We end with Michael Chin’s “Prophecy,” a story whose title and plot ask readers to ponder what would happen if a bully became the class president in junior high. Again, we’re just pretending here, right? We’re just imagining what that would be like, correct? But when I see the instructions children are supposed to follow in the event of a school shooter—run, hide, fight—I realize that we’ve let the bully into the classroom. We held the door open for him. We handed him the gun and the bullets. The last two words—what if?—no longer signify a game of make-believe. Instead what if this happens? reads a lot more like what’s next now that it has?

Along those lines, Ruth Goring’s concluding poem, “America, if,” doesn’t seem like conjecture either, but rather an eerie sci-fi look backward: When the world went dark in November 2016, what if we had fought harder? what if we had been ready? what if we hadn’t let them build all the walls?

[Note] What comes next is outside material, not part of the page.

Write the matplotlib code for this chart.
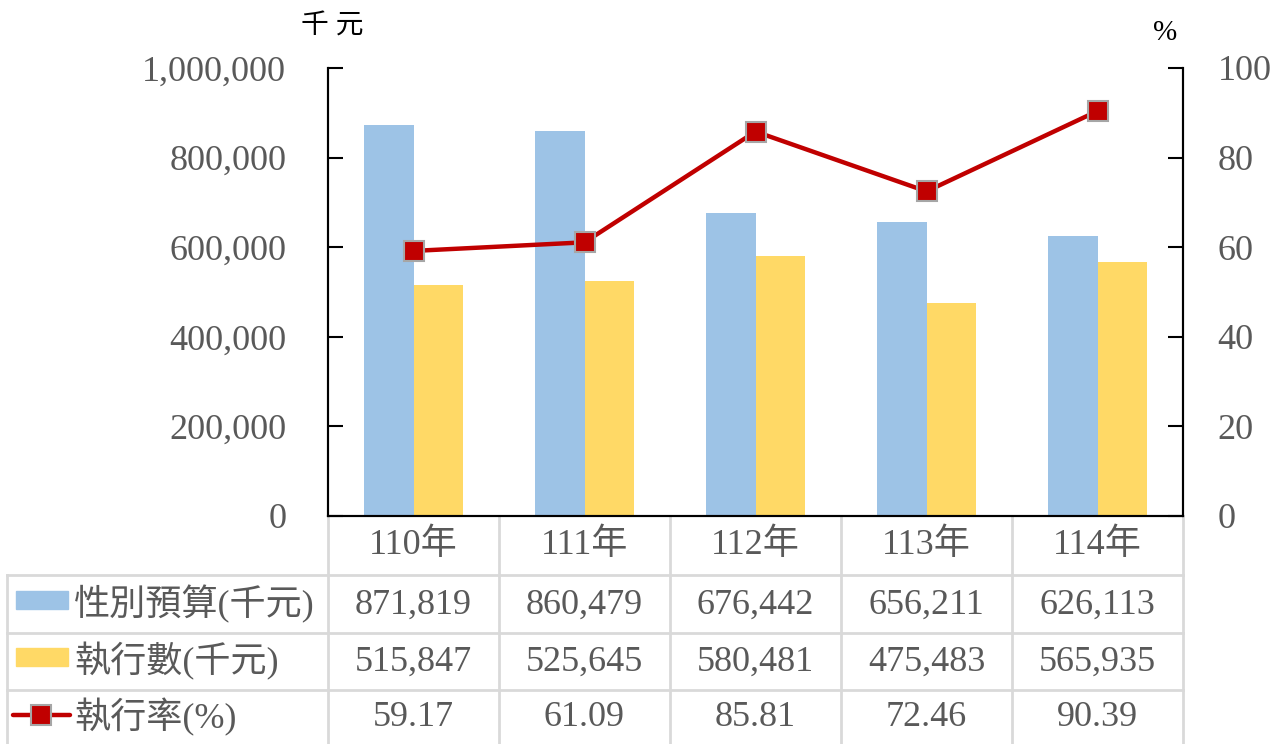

It feels like such a small gesture afterward, but in the back matter of this issue, we offer an inspiring interview with Jaswinder Bolina, founder of Write the Power, and, also, in our regular column Bits & Pieces, some tips for becoming activists. I’m hoping, as Bolina hopes during his conversation with us, that if writers and readers use the power of words—if we read, write, speak, protest, rally, submit our work, run for office, call our senators, and thereby resist, resist, resist—then maybe, in the future, the outpouring of apocalyptic poems, stories, and essays we’re seeing now from our submitters might only represent the historical record of long-ago dark days rather than continuing topics of concern. Remember when America nearly lost it all? we will ask. Remember all those words we wrote back then? Thank god, we’ll hopefully say, we survived.